Book review: ‘The Gods Of Greenwich,’ by Norb Vonnegut
By STEVE WEINBERG Special Contributor

Published 08 April 2011 05:28 PM

The novel of verisimilitude versus the novel of escape poses a regular conundrum for avid readers and novelists alike.

Perhaps that has been especially true during the economic collapse entering year four. Millions of readers who enjoy novels are simultaneously concerned in the real world about upside-down mortgages, bank defaults, terminated pension plans, volatile stock prices and unemployment. Much of the blame has deservedly been laid at the doors of Wall Street investment firms.

When a novelist such as Norb Vonnegut comes along, the question that looms is whether to read his works of fiction that border on reality, or to avoid them. Vonnegut, with his Harvard MBA, has been employed at Wall Street investment firms for much of his working life.

The question about how much reality is too much to absorb arose with Vonnegut’s earlier novel, Top Producer , advertised as a story that takes “readers behind the boardroom doors to reveal how Wall Street operates.” It is about a Ponzi scheme somewhat like that perpetrated by financier Bernie Madoff. But Vonnegut sold the manuscript of Top Producer to his publisher a year before Madoff confessed.

The question comes up again with The Gods of Greenwich. In the opening scene, set on Dec. 11, 2007, youthful Wall Street investment wizard Jimmy Cusack, age 32, has lost the confidence of his primary client — his father-in-law — who is removing a crippling amount of money from Cusack’s hedge fund management. As most readers probably know by now, the hedge fund concept is difficult to grasp, but one denominator is common — they are potentially high-risk investment vehicles for the very wealthy, and the managers, who tend to live in Greenwich, Conn., sometimes become obscenely rich.
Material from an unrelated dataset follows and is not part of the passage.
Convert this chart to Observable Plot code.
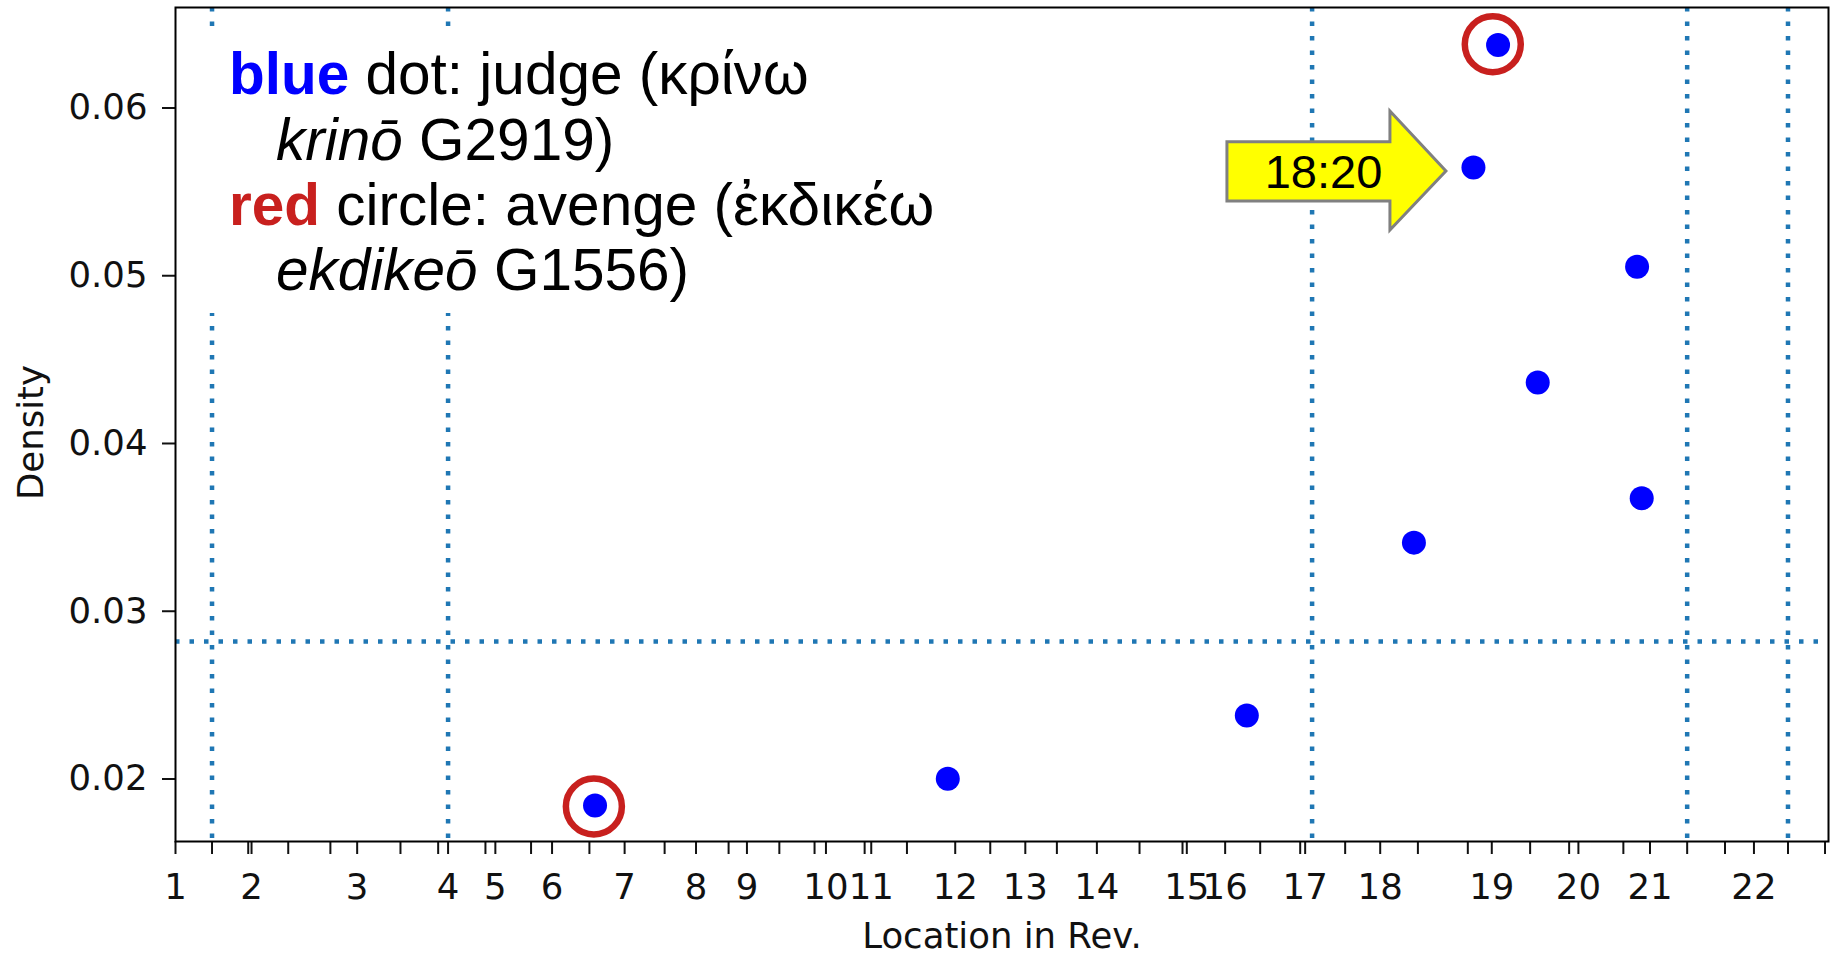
<!DOCTYPE html>
<html>
<head>
<meta charset="utf-8">
<script src="https://cdn.jsdelivr.net/npm/d3@7"></script>
<script src="https://cdn.jsdelivr.net/npm/@observablehq/plot@0.6"></script>
<style>
  html, body { margin: 0; padding: 0; background: #fff; }
  #chart { width: 1832px; height: 954px; }
</style>
</head>
<body>
<div id="chart"></div>
<script>
// Location in Revelation, expressed as percent of the book (0–100)
const chapterLabels = ["1","2","3","4","5","6","7","8","9","10","11","12","13","14","15","16","17","18","19","20","21","22"];
const chapterStarts = [0, 4.60, 10.99, 16.49, 19.35, 22.78, 27.17, 31.49, 34.57, 39.35, 42.09, 47.17, 51.41, 55.74, 61.18, 63.50, 68.34, 72.88, 79.63, 84.87, 89.20, 95.49];
const minorTicks = [2.21, 4.40, 6.82, 9.37, 13.61, 15.89, 18.75, 21.51, 25.04, 29.59, 33.46, 36.53, 38.66, 41.69, 44.25, 49.29, 53.32, 58.32, 60.92, 65.62, 68.04, 70.76, 75.16, 78.18, 81.95, 84.31, 87.59, 91.45, 93.74, 97.55, 99.79];
const yTicks = [0.02, 0.03, 0.04, 0.05, 0.06];

// blue dots: judge (κρίνω)
const judgeLoc = [25.38, 46.72, 64.81, 74.92, 78.52, 80.01, 82.41, 88.42, 88.70];
const judgeDensity = [0.01842, 0.02002, 0.02379, 0.03409, 0.05645, 0.06376, 0.04363, 0.05053, 0.03674];

// red circles: avenge (ἐκδικέω)
const avengeLoc = [25.31, 79.69];
const avengeDensity = [0.01836, 0.06380];

// reference lines
const sectionLines = [2.21, 16.49, 68.76, 91.45, 97.55];
const densityThreshold = [0.0282];

// annotation
const annotLabel = "18:20";
const annotIndex = 4;

const judge = judgeLoc.map((x, i) => ({x, y: judgeDensity[i]}));
const avenge = avengeLoc.map((x, i) => ({x, y: avengeDensity[i]}));
const labelOf = new Map(chapterStarts.map((v, i) => [v, chapterLabels[i]]));

const dotted = {stroke: "#1f77b4", strokeWidth: 4.5, strokeDasharray: "4.5,10"};

const chart = Plot.plot({
  width: 1832,
  height: 954,
  marginLeft: 175,
  marginRight: 4,
  marginTop: 7,
  marginBottom: 113,
  x: {domain: [0, 100]},
  y: {domain: [0.016274, 0.06599]},
  style: {fontFamily: "DejaVu Sans", fontSize: "35.5px", color: "#111", background: "#fff"},
  marks: [
    Plot.ruleX(sectionLines, dotted),
    Plot.ruleY(densityThreshold, dotted),
    Plot.axisY(yTicks, {tickSize: 13, tickPadding: 15, strokeWidth: 2, tickFormat: d3.format(".2f"), label: null}),
    Plot.axisX(chapterStarts, {tickSize: 13, tickPadding: 19, strokeWidth: 2, tickFormat: d => labelOf.get(d), label: null}),
    Plot.axisX(minorTicks, {tickSize: 13, strokeWidth: 2, tickFormat: () => "", label: null}),
    Plot.frame({stroke: "#000", strokeWidth: 2}),
    Plot.text(["Density"], {frameAnchor: "left", textAnchor: "middle", lineAnchor: "middle", rotate: -90, dx: -143.5, dy: 8}),
    Plot.text(["Location in Rev."], {frameAnchor: "bottom", textAnchor: "middle", lineAnchor: "middle", dy: 95}),
    Plot.dot(judge, {x: "x", y: "y", r: 12, fill: "#0000ff"}),
    Plot.dot(avenge, {x: "x", y: "y", r: 28, stroke: "#c8201e", strokeWidth: 6.5, fill: "none"})
  ]
});

document.getElementById("chart").appendChild(chart);

const svg = d3.select(chart);
const xs = chart.scale("x"), ys = chart.scale("y");

// Legend box (white background hides the dotted lines behind it)
svg.append("rect").attr("x", 209).attr("y", 33).attr("width", 740).attr("height", 280).attr("fill", "#fff");
const lg = svg.append("g")
  .attr("font-family", "'Liberation Sans', Arial, sans-serif")
  .attr("font-size", 58.5)
  .attr("text-anchor", "start")
  .attr("fill", "#000")
  .style("white-space", "pre");
function line(x, y, parts) {
  const t = lg.append("text").attr("x", x).attr("y", y).attr("text-anchor", "start");
  for (const p of parts) {
    const s = t.append("tspan").text(p.text);
    if (p.bold) s.attr("font-weight", "bold");
    if (p.italic) s.attr("font-style", "italic");
    if (p.color) s.attr("fill", p.color);
  }
}
line(229, 94, [{text: "blue", bold: true, color: "#0000ff"}, {text: " dot: judge (κρίνω"}]);
line(276, 159.5, [{text: "krinō", italic: true}, {text: " G2919)"}]);
line(229, 225, [{text: "red", bold: true, color: "#c8201e"}, {text: " circle: avenge (ἐκδικέω"}]);
line(276, 290, [{text: "ekdikeō", italic: true}, {text: " G1556)"}]);

// Arrow annotation pointing at the 18:20 dot
const px = xs.apply(judge[annotIndex].x), py = ys.apply(judge[annotIndex].y);
const pts = [
  [-27, 4], [-83, 63], [-83, 34], [-246, 34], [-246, -25.4], [-83, -25.4], [-83, -56]
].map(([dx, dy]) => [px + dx, py + dy]);
const ag = svg.append("g");
ag.append("polygon")
  .attr("points", pts.map(p => p.join(",")).join(" "))
  .attr("fill", "#ffff00")
  .attr("stroke", "#808080")
  .attr("stroke-width", 3)
  .attr("stroke-linejoin", "miter");
ag.append("text")
  .attr("x", px - 149.4)
  .attr("y", py + 21)
  .attr("text-anchor", "middle")
  .attr("font-family", "'Liberation Sans', Arial, sans-serif")
  .attr("font-size", 47)
  .attr("fill", "#000")
  .text(annotLabel);
</script>
</body>
</html>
Cusack entered Wall Street through the side door, having grown up Irish Catholic in Somerville, Mass., finding his way to good universities, obtaining a Rotary Club fellowship to Japan, hustling for a job atGoldman Sachs, considered by some the pinnacle of Wall Street investment banking. Then starting his own hedge fund.
The next scene in the book, on the next day, is set in Reykjavik , Iceland, a normally stable nation on the brink of financial collapse. In the bar of an expensive hotel sit three American financial wizards plotting to earn lots of money from the Icelandic debacle. One of those three men is Cyrus Leeser, another self-made Wall Street money manager who left Merrill Lynch to co-found a hedge fund. Leeser and Cusack are about to become entangled in this roiling hedge fund world, and the fallout from that collaboration drives Vonnegut’s plot. Without giving too much away, it can be disclosed that a female assassin for hire haunts the book. The mystery is not who she will kill, but who has hired her to do the killing.

Within the tense financial murder mystery narrative, all sorts of interesting miscellany arises. For example, a lesson about prosopagnosia, a rare disease afflicting Cusack’s elegant wife Emi. Her condition, not so incidentally, is more than incidental to the plot.

And the plot is not incidental to the real world. Vonnegut provides just about the right amount of verisimilitude for my taste.

Steve Weinberg is a member of the National Book Critics Circle.